** Task data **
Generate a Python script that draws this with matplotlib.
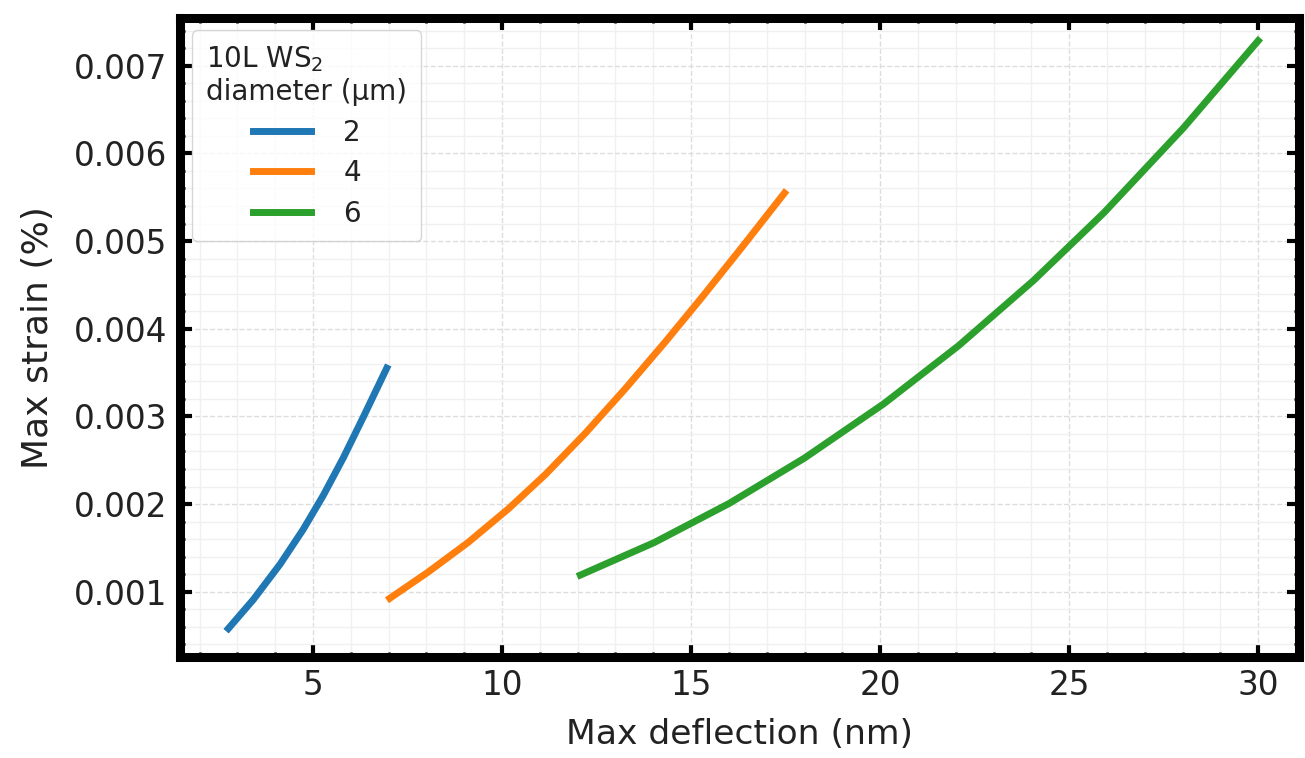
import matplotlib
matplotlib.use('Agg')
import matplotlib.pyplot as plt
from matplotlib.ticker import MultipleLocator

# ----- Data: max deflection (nm) vs. max strain (%) for 10L WS2 membranes -----
diameters = ['2', '4', '6']
colors = ['#1f77b4', '#ff7f0e', '#2ca02c']

defl_2um = [2.76, 3.42, 4.13, 4.74, 5.27, 5.80, 6.33, 6.95]
strain_2um = [0.00058, 0.00091, 0.001315, 0.001711, 0.002098, 0.002527, 0.002993, 0.003551]

defl_4um = [7.03, 8.05, 9.11, 10.17, 11.14, 12.20, 13.26, 14.32, 15.29, 16.35, 17.47]
strain_4um = [0.000925, 0.001226, 0.001565, 0.001947, 0.002335, 0.002807, 0.003316,
              0.003851, 0.004360, 0.004932, 0.005548]

defl_6um = [12.07, 14.03, 16.01, 17.99, 20.10, 22.08, 24.06, 25.92, 28.02, 30.00]
strain_6um = [0.00119, 0.001562, 0.002008, 0.002522, 0.003145, 0.003808, 0.004551,
              0.005323, 0.006289, 0.007285]

series = [(defl_2um, strain_2um), (defl_4um, strain_4um), (defl_6um, strain_6um)]

# ----- Plotting -----
plt.rcParams['text.color'] = '#222222'
plt.rcParams['axes.labelcolor'] = '#222222'

fig = plt.figure(figsize=(13.05, 7.58), dpi=100)
ax = fig.add_axes([0.1379, 0.1326, 0.8575, 0.8443])

for (x, y), d, c in zip(series, diameters, colors):
    ax.plot(x, y, color=c, lw=5, label=d, solid_capstyle='projecting',
            solid_joinstyle='round')

ax.set_xlim(1.48, 31.08)
ax.set_ylim(0.00025, 0.00755)

ax.xaxis.set_major_locator(MultipleLocator(5))
ax.xaxis.set_minor_locator(MultipleLocator(1))
ax.yaxis.set_major_locator(MultipleLocator(0.001))
ax.yaxis.set_minor_locator(MultipleLocator(0.0002))

ax.grid(which='major', color='#dddddd', linestyle='--', lw=1.0)
ax.grid(which='minor', color='#f0f0f0', linestyle='-', lw=1.0)
ax.set_axisbelow(True)

for side in ['top', 'bottom', 'left', 'right']:
    ax.spines[side].set_linewidth(6.5)
    ax.spines[side].set_color('black')

ax.tick_params(which='both', direction='in', top=True, right=True, colors='black',
               labelcolor='#222222')
ax.tick_params(which='major', length=8.5, width=3, labelsize=23.5)
ax.tick_params(which='minor', length=3.8, width=2)
ax.tick_params(axis='x', which='major', pad=8)
ax.tick_params(axis='y', which='major', pad=9)

ax.set_xlabel('Max deflection (nm)', fontsize=24.8, labelpad=12)
ax.set_ylabel('Max strain (%)', fontsize=26, labelpad=14)

leg = ax.legend(title='10L WS$_2$\ndiameter (μm)', loc='upper left', fontsize=20,
                title_fontsize=20, handlelength=2.1, handletextpad=1.17,
                borderpad=0.5, borderaxespad=0.45, labelspacing=0.45)
leg.get_frame().set_edgecolor('#cccccc')

fig.savefig('out.png', dpi=100)
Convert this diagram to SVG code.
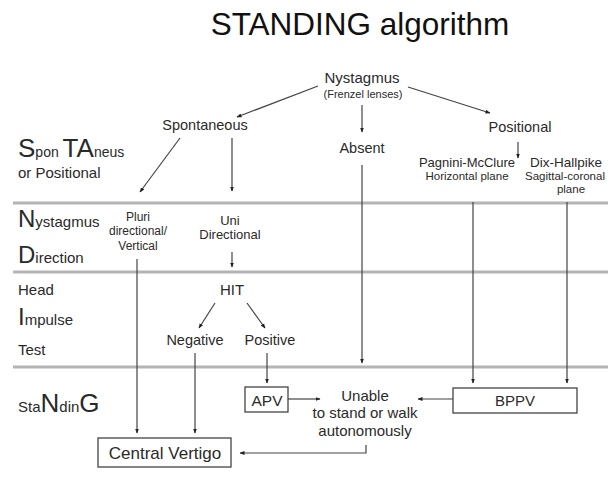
<svg xmlns="http://www.w3.org/2000/svg" width="616" height="497" viewBox="0 0 616 497">
<style>
text{font-family:"Liberation Sans",Arial,sans-serif;fill:#2a2a2a}
.t15{font-size:15px}
.t14{font-size:14.5px}
.t13{font-size:13px}
.t12{font-size:12px}
.mid{text-anchor:middle}
.big{font-size:26px}
.sm{font-size:15px}
.sep{stroke:#b4b4b4;stroke-width:3;fill:none}
.ca{stroke:#444;stroke-width:1.2;fill:none;marker-end:url(#ah)}
.box{fill:#fff;stroke:#444;stroke-width:1.3}
</style>
<defs>
<marker id="ah" viewBox="0 0 10 10" refX="9" refY="5" markerWidth="5" markerHeight="5" markerUnits="userSpaceOnUse" orient="auto">
<path d="M0,1 L10,5 L0,9 z" fill="#222"/>
</marker>
</defs>
<rect width="616" height="497" fill="#fff"/>

<g id="title"><text x="360" y="35" class="mid" style="font-size:31.5px;fill:#111">STANDING algorithm</text></g>

<g id="separators">
<line class="sep" x1="13" y1="203" x2="608" y2="203"/>
<line class="sep" x1="13" y1="272" x2="608" y2="272"/>
<line class="sep" x1="13" y1="367" x2="608" y2="367"/>
</g>

<g id="row-labels">
<text x="18" y="157"><tspan class="big">S</tspan><tspan style="font-size:14px">pon </tspan><tspan class="big">TA</tspan><tspan style="font-size:14px">neus</tspan></text>
<text x="18" y="178" class="t15">or Positional</text>
<text x="18" y="227"><tspan style="font-size:24px">N</tspan><tspan class="sm">ystagmus</tspan></text>
<text x="18" y="263"><tspan style="font-size:24px">D</tspan><tspan class="sm">irection</tspan></text>
<text x="18" y="295" class="t15">Head</text>
<text x="18" y="325"><tspan style="font-size:24px">I</tspan><tspan class="sm">mpulse</tspan></text>
<text x="18" y="355" class="t15">Test</text>
<text x="18" y="412"><tspan class="sm">Sta</tspan><tspan class="big">N</tspan><tspan class="sm">din</tspan><tspan class="big">G</tspan></text>
</g>

<g id="nystagmus"><text x="362" y="83" class="mid t15">Nystagmus</text><text x="363" y="98" class="mid" style="font-size:11px">(Frenzel lenses)</text></g>
<g id="spontaneous"><text x="205" y="130" class="mid t14">Spontaneous</text></g>
<g id="absent"><text x="362" y="153" class="mid t14">Absent</text></g>
<g id="positional"><text x="520" y="132" class="mid t14">Positional</text></g>
<g id="pagnini"><text x="467" y="167" class="mid t13">Pagnini-McClure</text><text x="467" y="180" class="mid" style="font-size:11.5px">Horizontal plane</text></g>
<g id="dix"><text x="566" y="167" class="mid" style="font-size:13.5px">Dix-Hallpike</text><text x="565" y="180" class="mid" style="font-size:11.5px">Sagittal-coronal</text><text x="571" y="193" class="mid" style="font-size:11.5px">plane</text></g>
<g id="pluri"><text x="138" y="221" class="mid t12">Pluri</text><text x="138" y="235" class="mid t12">directional/</text><text x="138" y="250" class="mid t12">Vertical</text></g>
<g id="uni"><text x="230" y="225" class="mid t13">Uni</text><text x="230" y="239" class="mid t13">Directional</text></g>
<g id="hit"><text x="232" y="295" class="mid t15">HIT</text></g>
<g id="negative"><text x="195" y="345" class="mid t14">Negative</text></g>
<g id="positive"><text x="270" y="345" class="mid t14">Positive</text></g>
<g id="apv"><rect class="box" x="245" y="387" width="43" height="25"/><text x="267" y="405.5" class="mid" style="font-size:15.5px">APV</text></g>
<g id="bppv"><rect class="box" x="453" y="388" width="124" height="25"/><text x="515" y="406" class="mid t15">BPPV</text></g>
<g id="unable"><text x="365" y="401" class="mid t15">Unable</text><text x="365" y="418" class="mid t15">to stand or walk</text><text x="365" y="436" class="mid t15">autonomously</text></g>
<g id="central"><rect class="box" x="98" y="438" width="133" height="29"/><text x="165" y="459" class="mid" style="font-size:17px">Central Vertigo</text></g>

<g id="connectors">
<line class="ca" x1="318" y1="86" x2="237" y2="117"/>
<line class="ca" x1="408" y1="87" x2="490" y2="113"/>
<line class="ca" x1="362" y1="105" x2="362" y2="132"/>
<line class="ca" x1="518" y1="142" x2="518" y2="158"/>
<line class="ca" x1="180" y1="138" x2="140" y2="192"/>
<line class="ca" x1="232" y1="138" x2="232" y2="191"/>
<line class="ca" x1="362" y1="165" x2="362" y2="363"/>
<line class="ca" x1="473" y1="202" x2="473" y2="383"/>
<line class="ca" x1="567" y1="202" x2="567" y2="383"/>
<line class="ca" x1="232" y1="252" x2="232" y2="267"/>
<line class="ca" x1="215" y1="303" x2="199" y2="328"/>
<line class="ca" x1="247" y1="303" x2="265" y2="328"/>
<line class="ca" x1="137" y1="259" x2="137" y2="433"/>
<line class="ca" x1="195" y1="353" x2="195" y2="433"/>
<line class="ca" x1="267" y1="353" x2="267" y2="383"/>
<line class="ca" x1="288" y1="399" x2="320" y2="399"/>
<line class="ca" x1="453" y1="399" x2="418" y2="399"/>
<polyline class="ca" points="366,445 366,453 240,453"/>
</g>
</svg>
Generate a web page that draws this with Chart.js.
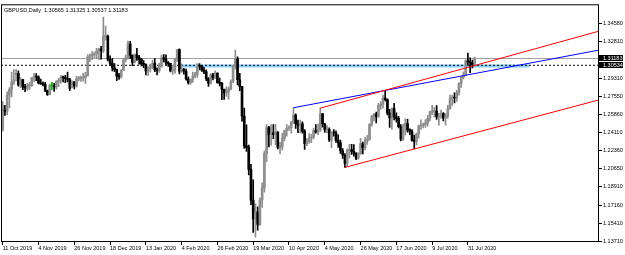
<!DOCTYPE html>
<html>
<head>
<meta charset="utf-8">
<script src="https://cdn.jsdelivr.net/npm/chart.js@4.4.1/dist/chart.umd.min.js"></script>
<style>
  html, body { margin: 0; padding: 0; background: #fff; }
</style>
</head>
<body>
<canvas id="chart" width="625" height="255"></canvas>
<script>
// GBPUSD daily, 11 Oct 2019 .. 5 Aug 2020 (one entry per bar)
const open = [
  1.2437,1.2620,1.2614,1.2769,1.2822,1.2893,1.2960,1.2976,1.2866,1.2916,1.2845,1.2830,1.2858,1.2859,1.2935,1.2942,
  1.2941,1.2885,1.2876,1.2872,1.2813,1.2772,1.2858,1.2858,1.2846,1.2897,1.2910,1.2941,1.2936,1.2925,1.2917,1.2840,1.2895,1.2855,1.2924,1.2925,
  1.2932,1.2935,1.2954,1.3133,1.3146,1.3152,1.3166,1.3192,1.3210,1.3190,1.3330,1.3331,1.3110,1.3074,1.3030,1.3012,1.2950,1.2943,1.3005,1.3106,1.3127,
  1.3258,1.3150,1.3080,1.3153,1.3131,1.3110,1.3067,1.3062,1.2999,1.3022,1.3035,1.3073,1.3010,1.3001,1.3046,1.3125,1.3113,1.3075,1.3072,1.3000,1.3005,1.3110,
  1.3203,1.2997,1.3014,1.2996,1.2922,1.2888,1.2918,1.2950,1.2966,1.3048,1.3044,1.3006,1.2990,1.2925,1.2883,1.2962,1.2935,1.2977,1.2888,1.2880,
  1.2822,1.2788,1.2795,1.2826,1.2899,1.3045,1.3114,1.2915,1.2849,1.2567,1.2282,1.2265,1.2057,1.1763,1.1583,1.1650,1.1530,1.1764,1.1880,1.2210,1.2456,1.2390,
  1.2406,1.2392,1.2414,1.2268,1.2273,1.2355,1.2429,1.2451,1.2458,1.2502,1.2576,1.2491,1.2480,1.2493,1.2421,1.2303,1.2320,1.2357,1.2367,1.2428,1.2413,1.2435,1.2590,
  1.2491,1.2435,1.2441,1.2340,1.2407,1.2405,1.2335,1.2310,1.2235,1.2195,1.2115,1.2240,1.2246,1.2230,1.2210,1.2165,1.2207,1.2305,1.2265,1.2330,
  1.2345,1.2485,1.2565,1.2585,1.2565,1.2670,1.2680,1.2740,1.2725,1.2595,1.2550,1.2640,1.2560,1.2545,1.2465,1.2345,1.2475,1.2495,1.2435,1.2420,1.2335,1.2325,
  1.2400,1.2475,1.2478,1.2485,1.2500,1.2545,1.2605,1.2610,1.2615,1.2560,1.2566,1.2590,1.2550,1.2570,1.2640,1.2730,1.2745,1.2740,1.2795,1.2880,1.2940,1.2960,1.3095,1.3085,1.3076,1.30565
];
const high = [
  1.2708,1.2669,1.2800,1.2841,1.2988,1.3013,1.3012,1.3000,1.2936,1.2920,1.2872,1.2880,1.2889,1.2937,1.2976,1.2974,
  1.2953,1.2922,1.2896,1.2891,1.2816,1.2874,1.2890,1.2880,1.2906,1.2928,1.2956,1.2950,1.2958,1.2989,1.2928,1.2904,1.2898,1.2947,1.2947,1.2949,
  1.2976,1.2986,1.3155,1.3164,1.3185,1.3180,1.3215,1.3213,1.3234,1.3514,1.3428,1.3343,1.3145,1.3117,1.3070,1.3017,1.2976,1.3013,1.3119,1.3152,1.3285,
  1.3283,1.3151,1.3164,1.3215,1.3148,1.3121,1.3098,1.3067,1.3042,1.3064,1.3104,1.3118,1.3028,1.3074,1.3152,1.3155,1.3153,1.3089,1.3072,1.3053,1.3119,1.3206,
  1.3210,1.3068,1.3025,1.3017,1.2943,1.2924,1.2988,1.2986,1.3069,1.3070,1.3050,1.3034,1.3011,1.2935,1.2975,1.2977,1.3000,1.2983,1.2932,1.2890,
  1.2826,1.2846,1.2846,1.2915,1.3052,1.3200,1.3135,1.2976,1.2853,1.2644,1.2483,1.2289,1.2106,1.1958,1.1728,1.1698,1.1784,1.1929,1.2235,1.2487,1.2470,1.2485,
  1.2487,1.2488,1.2420,1.2316,1.2402,1.2432,1.2487,1.2475,1.2516,1.2647,1.2588,1.2530,1.2530,1.2513,1.2437,1.2352,1.2400,1.2393,1.2452,1.2485,1.2490,1.2643,1.2592,
  1.2497,1.2475,1.2455,1.2417,1.2437,1.2427,1.2388,1.2338,1.2255,1.2208,1.2254,1.2296,1.2297,1.2295,1.2219,1.2218,1.2355,1.2318,1.2365,1.2384,
  1.2495,1.2574,1.2594,1.2606,1.2688,1.2707,1.2767,1.2813,1.2732,1.2632,1.2647,1.2688,1.2598,1.2565,1.2487,1.2490,1.2542,1.2535,1.2445,1.2437,1.2385,1.2405,
  1.2482,1.2532,1.2501,1.2533,1.2574,1.2615,1.2669,1.2651,1.2667,1.2594,1.2625,1.2600,1.2593,1.2670,1.2768,1.2768,1.2790,1.2813,1.2887,1.2946,1.2991,1.3107,1.3170,1.3124,1.3102,1.31325
];
const low = [
  1.2423,1.2574,1.2580,1.2646,1.2750,1.2870,1.2904,1.2853,1.2840,1.2819,1.2800,1.2812,1.2820,1.2850,1.2896,1.2907,
  1.2875,1.2870,1.2855,1.2800,1.2766,1.2772,1.2820,1.2803,1.2825,1.2852,1.2883,1.2894,1.2886,1.2893,1.2811,1.2838,1.2828,1.2844,1.2904,1.2900,
  1.2902,1.2880,1.2948,1.3088,1.3106,1.3125,1.3118,1.3107,1.3111,1.3174,1.3294,1.3094,1.3055,1.3000,1.2993,1.2905,1.2917,1.2931,1.3002,1.3086,1.3112,
  1.3118,1.3050,1.3075,1.3101,1.3064,1.3047,1.3030,1.2960,1.2957,1.2990,1.3020,1.2993,1.2962,1.2986,1.3036,1.3085,1.3059,1.3043,1.2991,1.2966,1.2975,1.3087,
  1.2970,1.2985,1.2968,1.2912,1.2873,1.2870,1.2890,1.2933,1.2937,1.3008,1.2995,1.2973,1.2905,1.2850,1.2874,1.2913,1.2925,1.2883,1.2857,1.2725,
  1.2726,1.2756,1.2730,1.2818,1.2888,1.3015,1.2866,1.2810,1.2518,1.2258,1.2230,1.2005,1.1720,1.1453,1.1409,1.1475,1.1520,1.1694,1.1840,1.2130,1.2273,1.2288,
  1.2352,1.2294,1.2253,1.2206,1.2242,1.2329,1.2376,1.2430,1.2403,1.2497,1.2450,1.2408,1.2405,1.2403,1.2247,1.2285,1.2308,1.2313,1.2349,1.2403,1.2390,1.2420,1.2460,
  1.2410,1.2405,1.2325,1.2266,1.2376,1.2315,1.2268,1.2209,1.2161,1.2076,1.2083,1.2164,1.2200,1.2183,1.2151,1.2155,1.2200,1.2206,1.2243,1.2295,
  1.2337,1.2470,1.2522,1.2502,1.2555,1.2632,1.2643,1.2712,1.2579,1.2458,1.2441,1.2531,1.2508,1.2453,1.2330,1.2335,1.2386,1.2413,1.2390,1.2328,1.2252,1.2290,
  1.2355,1.2440,1.2455,1.2458,1.2474,1.2521,1.2580,1.2560,1.2535,1.2480,1.2545,1.2521,1.2479,1.2545,1.2630,1.2670,1.2693,1.2708,1.2767,1.2841,1.2924,1.2955,1.3052,1.2982,1.3028,1.30537
];
const close = [
  1.2670,1.2614,1.2769,1.2822,1.2893,1.2914,1.2976,1.2866,1.2916,1.2845,1.2837,1.2858,1.2859,1.2935,1.2942,1.2941,
  1.2885,1.2876,1.2872,1.2813,1.2772,1.2858,1.2858,1.2846,1.2897,1.2910,1.2941,1.2936,1.2925,1.2917,1.2833,1.2895,1.2855,1.2924,1.2925,1.2932,
  1.2935,1.2954,1.3133,1.3146,1.3152,1.3166,1.3192,1.3210,1.3190,1.3330,1.3331,1.3110,1.3074,1.3030,1.3012,1.2950,1.2943,1.3005,1.3106,1.3127,1.3258,
  1.3150,1.3080,1.3153,1.3131,1.3110,1.3067,1.3062,1.2999,1.3022,1.3035,1.3073,1.3010,1.3001,1.3046,1.3125,1.3113,1.3075,1.3072,1.3000,1.3005,1.3110,1.3203,
  1.2997,1.3014,1.2996,1.2922,1.2888,1.2918,1.2950,1.2966,1.3048,1.3044,1.3006,1.2990,1.2925,1.2883,1.2962,1.2935,1.2977,1.2888,1.2880,1.2822,
  1.2788,1.2795,1.2826,1.2899,1.3045,1.3114,1.2915,1.2849,1.2567,1.2282,1.2265,1.2057,1.1763,1.1583,1.1650,1.1530,1.1764,1.1880,1.2210,1.2456,1.2390,1.2406,
  1.2392,1.2414,1.2268,1.2273,1.2355,1.2429,1.2451,1.2458,1.2502,1.2576,1.2491,1.2480,1.2493,1.2421,1.2303,1.2320,1.2357,1.2367,1.2428,1.2413,1.2435,1.2590,1.2491,
  1.2435,1.2441,1.2340,1.2407,1.2405,1.2335,1.2310,1.2235,1.2195,1.2115,1.2240,1.2246,1.2230,1.2210,1.2165,1.2207,1.2305,1.2265,1.2330,1.2345,
  1.2485,1.2565,1.2585,1.2565,1.2670,1.2680,1.2740,1.2725,1.2595,1.2550,1.2640,1.2560,1.2545,1.2465,1.2345,1.2475,1.2495,1.2435,1.2420,1.2335,1.2325,1.2400,
  1.2475,1.2478,1.2485,1.2500,1.2545,1.2605,1.2610,1.2615,1.2560,1.2566,1.2590,1.2550,1.2570,1.2640,1.2730,1.2745,1.2740,1.2795,1.2880,1.2940,1.2960,1.3095,1.3085,1.3076,1.3056,1.31183
];

// x axis: bar number of each date label and the label itself
const tickBars = [0, 16, 32, 48, 64, 80, 96, 112, 128, 144, 160, 176, 192, 208];
const tickLabels = ['11 Oct 2019', '4 Nov 2019', '26 Nov 2019', '18 Dec 2019', '13 Jan 2020', '4 Feb 2020',
  '26 Feb 2020', '19 Mar 2020', '10 Apr 2020', '4 May 2020', '26 May 2020', '17 Jun 2020', '9 Jul 2020', '31 Jul 2020'];
// price scale labels on the right
const priceTicks = [1.13710, 1.15410, 1.17160, 1.18910, 1.20650, 1.22360, 1.24110, 1.25860, 1.27550, 1.29310, 1.32810, 1.34580];

const xMin = -0.76, xMax = 266.6;
const yMin = 1.1362, yMax = 1.3637;

const bidPrice = 1.31183;
const markPrice = 1.30534;
const headerText = 'GBPUSD,Daily  1.30565 1.31325 1.30537 1.31183';

// drawn objects (bar number, price)
const zoneLine = [{x: 80, y: 1.3046}, {x: 235.5, y: 1.3046}];
const blueTrend = [{x: 130, y: 1.2647}, {x: xMax, y: 1.3199}];
const redUpper = [{x: 142, y: 1.2643}, {x: xMax, y: 1.3380}];
const redLower = [{x: 153, y: 1.2076}, {x: xMax, y: 1.2722}];

const upColor = '#8e8e8e', downColor = '#000000', dojiColor = '#00c000';

function barColor(i) {
  if (close[i] > open[i]) return upColor;
  if (close[i] < open[i]) return downColor;
  return dojiColor;
}

const wickData = high.map((h, i) => ({x: i, y: [low[i], h]}));
const bodyData = open.map((o, i) => ({x: i, y: [o, close[i]]}));
const colors = close.map((c, i) => barColor(i));

function lineSet(data, color, width, dash, order) {
  return {
    type: 'line', data: data, borderColor: color, borderWidth: width,
    borderDash: dash, pointRadius: 0, fill: false, tension: 0, order: order
  };
}

const framePlugin = {
  id: 'frame',
  afterDraw(chart) {
    const {ctx, chartArea: a, scales} = chart;
    ctx.save();
    ctx.strokeStyle = '#000';
    ctx.lineWidth = 1;
    ctx.strokeRect(a.left + 0.5, a.top + 0.5, a.right - a.left - 1, a.bottom - a.top - 1);

    ctx.font = '5.5px "Liberation Sans"';
    ctx.fillStyle = '#000';
    ctx.textBaseline = 'middle';
    ctx.textAlign = 'left';
    ctx.fillText(headerText, a.left + 3, a.top + 6);

    // price boxes on the right scale
    [bidPrice, markPrice].forEach(p => {
      const y = scales.y.getPixelForValue(p);
      ctx.fillStyle = '#000';
      ctx.fillRect(a.right, Math.round(y) - 3, 24, 6);
      ctx.fillStyle = '#fff';
      ctx.fillText(p.toFixed(5), a.right + 4, Math.round(y));
    });
    ctx.restore();
  }
};

new Chart(document.getElementById('chart'), {
  type: 'bar',
  data: {
    datasets: [
      lineSet(redUpper, '#ff0000', 1, [], 0),
      lineSet(redLower, '#ff0000', 1, [], 0),
      lineSet(blueTrend, '#0000ff', 1, [], 0),
      {
        type: 'bar', data: bodyData, backgroundColor: colors, barThickness: 2,
        minBarLength: 1, grouped: false, order: 1
      },
      {
        type: 'bar', data: wickData, backgroundColor: colors, barThickness: 1,
        grouped: false, order: 2
      },
      lineSet([{x: xMin, y: markPrice}, {x: xMax, y: markPrice}], '#000', 1, [2, 2], 3),
      lineSet(zoneLine, '#87cefa', 3, [], 4),
      lineSet([{x: xMin, y: bidPrice}, {x: xMax, y: bidPrice}], '#a0a0a0', 1, [], 5)
    ]
  },
  options: {
    responsive: false,
    animation: false,
    layout: {padding: {left: 1, top: 1, right: 0, bottom: 0}},
    plugins: {legend: {display: false}, tooltip: {enabled: false}},
    scales: {
      x: {
        type: 'linear', min: xMin, max: xMax, offset: false,
        grid: {drawOnChartArea: false, tickLength: 3, color: '#000', offset: false},
        border: {display: false},
        afterBuildTicks: s => { s.ticks = tickBars.map(v => ({value: v})); },
        afterFit: s => { s.height = 13; },
        ticks: {
          autoSkip: false, maxRotation: 0, align: 'start', padding: 0,
          color: '#000', font: {family: 'Liberation Sans', size: 5.5},
          callback: (v, i) => tickLabels[i]
        }
      },
      y: {
        position: 'right', min: yMin, max: yMax,
        grid: {drawOnChartArea: false, tickLength: 3, color: '#000'},
        border: {display: false},
        afterBuildTicks: s => { s.ticks = priceTicks.map(v => ({value: v})); },
        afterFit: s => { s.width = 26; },
        ticks: {
          autoSkip: false, padding: 1, color: '#000',
          font: {family: 'Liberation Sans', size: 5.5},
          callback: v => v.toFixed(5)
        }
      }
    }
  },
  plugins: [framePlugin]
});
</script>
</body>
</html>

** Requirement **
Everything from the first line of the entries through the line that contains "0.003851, 0.004360, 0.004932, 0.005548]" is to be reproduced exactly, except the pictures.

** Result for this exercise **
Generate a Python script that draws this with matplotlib.
import matplotlib
matplotlib.use('Agg')
import matplotlib.pyplot as plt
from matplotlib.ticker import MultipleLocator

# ----- Data: max deflection (nm) vs. max strain (%) for 10L WS2 membranes -----
diameters = ['2', '4', '6']
colors = ['#1f77b4', '#ff7f0e', '#2ca02c']

defl_2um = [2.76, 3.42, 4.13, 4.74, 5.27, 5.80, 6.33, 6.95]
strain_2um = [0.00058, 0.00091, 0.001315, 0.001711, 0.002098, 0.002527, 0.002993, 0.003551]

defl_4um = [7.03, 8.05, 9.11, 10.17, 11.14, 12.20, 13.26, 14.32, 15.29, 16.35, 17.47]
strain_4um = [0.000925, 0.001226, 0.001565, 0.001947, 0.002335, 0.002807, 0.003316,
              0.003851, 0.004360, 0.004932, 0.005548]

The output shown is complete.